The coordination of asset management priorities with partner bodies will involve reviews of key areas such as strategic partnering and the development of service-led property solutions.
e-Government and electronic service delivery
We are looking to exploit opportunities made available through new technology, by connecting Lewisham to information and communications systems and know-how. As part of this, our e-government strategy will enable us to meet our commitment to achieve the electronic delivery of public services by helping Lewisham citizens to:
- gain access to ICT in appropriate locations
- develop ICT skills which improve their job opportunities
- access electronic information
- use technology to improve and enrich their everyday lives
- develop community-based measures to tackle exclusion from the information society.
As an enabling function, ICT/e-government has an impact – to a greater or lesser degree – on all areas of service delivery and works within many policy frameworks:
- Government’s modernisation and e-agenda, including Implementing Electronic Government (IEG), the Priority Service Outcomes, Best Value performance indicator (BVPI) 157 and public service agreements (PSAs)
- CPA, Best Value and the drive for continuous improvement and demonstrable efficiency savings
- information governance, including the Freedom of Information Act, the Data Protection Act and general information/asset management
- ICT/e-government are essential building blocks to delivering local policy objectives like Lewisham Strategic Partnership, and corporate and multi-agency information sharing/collaboration priorities.

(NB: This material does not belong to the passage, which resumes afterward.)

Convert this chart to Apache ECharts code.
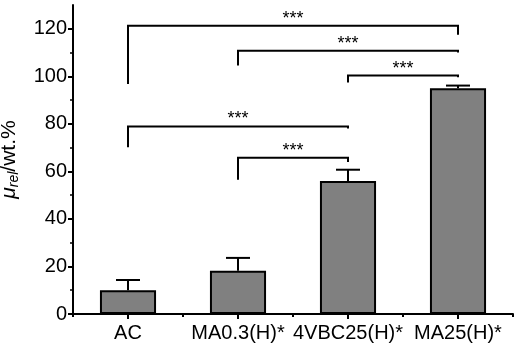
<!DOCTYPE html>
<html>
<head>
<meta charset="utf-8">
<script src="https://cdn.jsdelivr.net/npm/echarts@6/dist/echarts.min.js"></script>
<style>
  html, body { margin: 0; padding: 0; background: #fff; }
  #chart { width: 517px; height: 348px; }
</style>
</head>
<body>
<div id="chart"></div>
<script>
const categories = ['AC', 'MA0.3(H)*', '4VBC25(H)*', 'MA25(H)*']
const means = [10, 18.2, 56, 95]
const errors = [4.3, 5.4, 4.7, 1.1]
const yTicks = [0, 20, 40, 60, 80, 100, 120]

// significance brackets
const bracketFrom = [0, 1, 2, 0, 1]
const bracketTo = [3, 3, 3, 2, 2]
const bracketTop = [121.3, 110.8, 100.3, 78.9, 65.7]
const bracketLeftEnd = [96.8, 104.5, 97.4, 70.2, 56.5]
const bracketRightEnd = [117.5, 110, 99.6, 78, 64]
const bracketLabel = ['***', '***', '***', '***', '***']

var myChart = echarts.init(document.getElementById('chart'))
const font = "'Liberation Sans', Arial, sans-serif"

var errData = means.map((m, i) => [i, m, m + errors[i]])
var bracketData = bracketFrom.map((f, i) => [f, bracketTo[i], bracketTop[i], bracketLeftEnd[i], bracketRightEnd[i], i])

var option = {
  animation: false,
  grid: { left: 73, right: 4, top: 5, bottom: 34, outerBoundsMode: 'none' },
  xAxis: [
    {
      type: 'category',
      data: categories,
      axisLine: { lineStyle: { color: '#000', width: 2 } },
      axisTick: { show: true, inside: false, length: 3, lineStyle: { color: '#000', width: 2 } },
      axisLabel: { color: '#000', fontSize: 20, fontFamily: font, margin: 9, interval: 0 },
    },
    {
      type: 'category',
      data: categories,
      position: 'bottom',
      axisLine: { show: false },
      axisTick: { show: true, alignWithLabel: true, length: 5, lineStyle: { color: '#000', width: 2 } },
      axisLabel: { show: false },
    },
  ],
  yAxis: {
    type: 'value',
    min: 0,
    max: 130,
    interval: 20,
    name: '{mu|μ}{sub|rel}{n|/wt.%}',
    nameLocation: 'middle',
    nameGap: 52,
    nameRotate: 90,
    nameTextStyle: {
      rich: {
        mu: { fontSize: 21, fontStyle: 'italic', fontFamily: font, color: '#000' },
        sub: { fontSize: 14, fontStyle: 'italic', fontFamily: font, color: '#000', verticalAlign: 'bottom', padding: [10, 0, 0, 0] },
        n: { fontSize: 21, fontFamily: font, color: '#000' },
      },
    },
    splitLine: { show: false },
    axisLine: { show: true, lineStyle: { color: '#000', width: 2 } },
    axisTick: { show: true, inside: false, length: 5, lineStyle: { color: '#000', width: 2 }, customValues: yTicks },
    minorTick: { show: true, splitNumber: 2, length: 3, lineStyle: { color: '#000', width: 1.5 } },
    axisLabel: { color: '#000', fontSize: 20, fontFamily: font, margin: 6, customValues: yTicks },
  },
  series: [
    {
      type: 'bar',
      data: means,
      barWidth: '51%',
      itemStyle: { color: '#808080', borderColor: '#000', borderWidth: 2 },
      z: 2,
    },
    {
      type: 'custom',
      data: errData,
      z: 1,
      renderItem: function (params, api) {
        var base = api.coord([api.value(0), api.value(1)])
        var top = api.coord([api.value(0), api.value(2)])
        var cap = 12
        return {
          type: 'group',
          children: [
            { type: 'line', shape: { x1: base[0], y1: base[1], x2: top[0], y2: top[1] }, style: { stroke: '#000', lineWidth: 2 } },
            { type: 'line', shape: { x1: top[0] - cap, y1: top[1], x2: top[0] + cap, y2: top[1] }, style: { stroke: '#000', lineWidth: 2 } },
          ],
        }
      },
    },
    {
      type: 'custom',
      data: bracketData,
      z: 3,
      renderItem: function (params, api) {
        var l = api.coord([api.value(0), api.value(2)])
        var r = api.coord([api.value(1), api.value(2)])
        var lb = api.coord([api.value(0), api.value(3)])
        var rb = api.coord([api.value(1), api.value(4)])
        return {
          type: 'group',
          children: [
            {
              type: 'polyline',
              shape: { points: [[lb[0], lb[1]], [l[0], l[1]], [r[0], r[1]], [rb[0], rb[1]]] },
              style: { stroke: '#000', lineWidth: 2, fill: null },
            },
            {
              type: 'text',
              style: {
                text: bracketLabel[api.value(5)],
                x: (l[0] + r[0]) / 2,
                y: l[1] + 2,
                align: 'center',
                verticalAlign: 'bottom',
                fontSize: 18,
                fontFamily: font,
                fill: '#000',
              },
            },
          ],
        }
      },
    },
  ],
}

option && myChart.setOption(option)
window.addEventListener('resize', function () {
  myChart.resize()
})
</script>
</body>
</html>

We have been very active in helping to promote partnership working both locally and nationally. With the Framework for Multi-Agency Environments (FAME) project, we helped develop and implement the Lewisham Information Sharing and Assessment (LISA) system, as well as managing and helping to develop the FAME programme nationally. On a regional/subregional level we work closely with London Connects and South East London e-Government Services (SEaLEGS) partnership and have close links with the Improvement and Development Agency (IDeA), the Society of Information Technology Management (Socitm), the Office of the Deputy Prime Minister (ODPM), e-Standards Body, National Projects and other partner agencies. Locally we have been involved in multi-agency information sharing and the Connected Community, working across the organisations of the Council and its partners, such as health, police, Connexions, community groups, voluntary organisations, etc.
We will help to achieve national and local objectives by delivering Implementing e-Government 4 (IEG4), including the Priority Service Outcomes.
The e-government agenda has major implications for each and every service provided by the Council, as the Council has delivered on its commitment to provide 100% of services electronically, 12 months before the Government’s target. The new e-procurement programme will also have implications for service providers by simplifying our approach to procuring goods and services and ensuring we obtain best value for money on behalf of the people of Lewisham.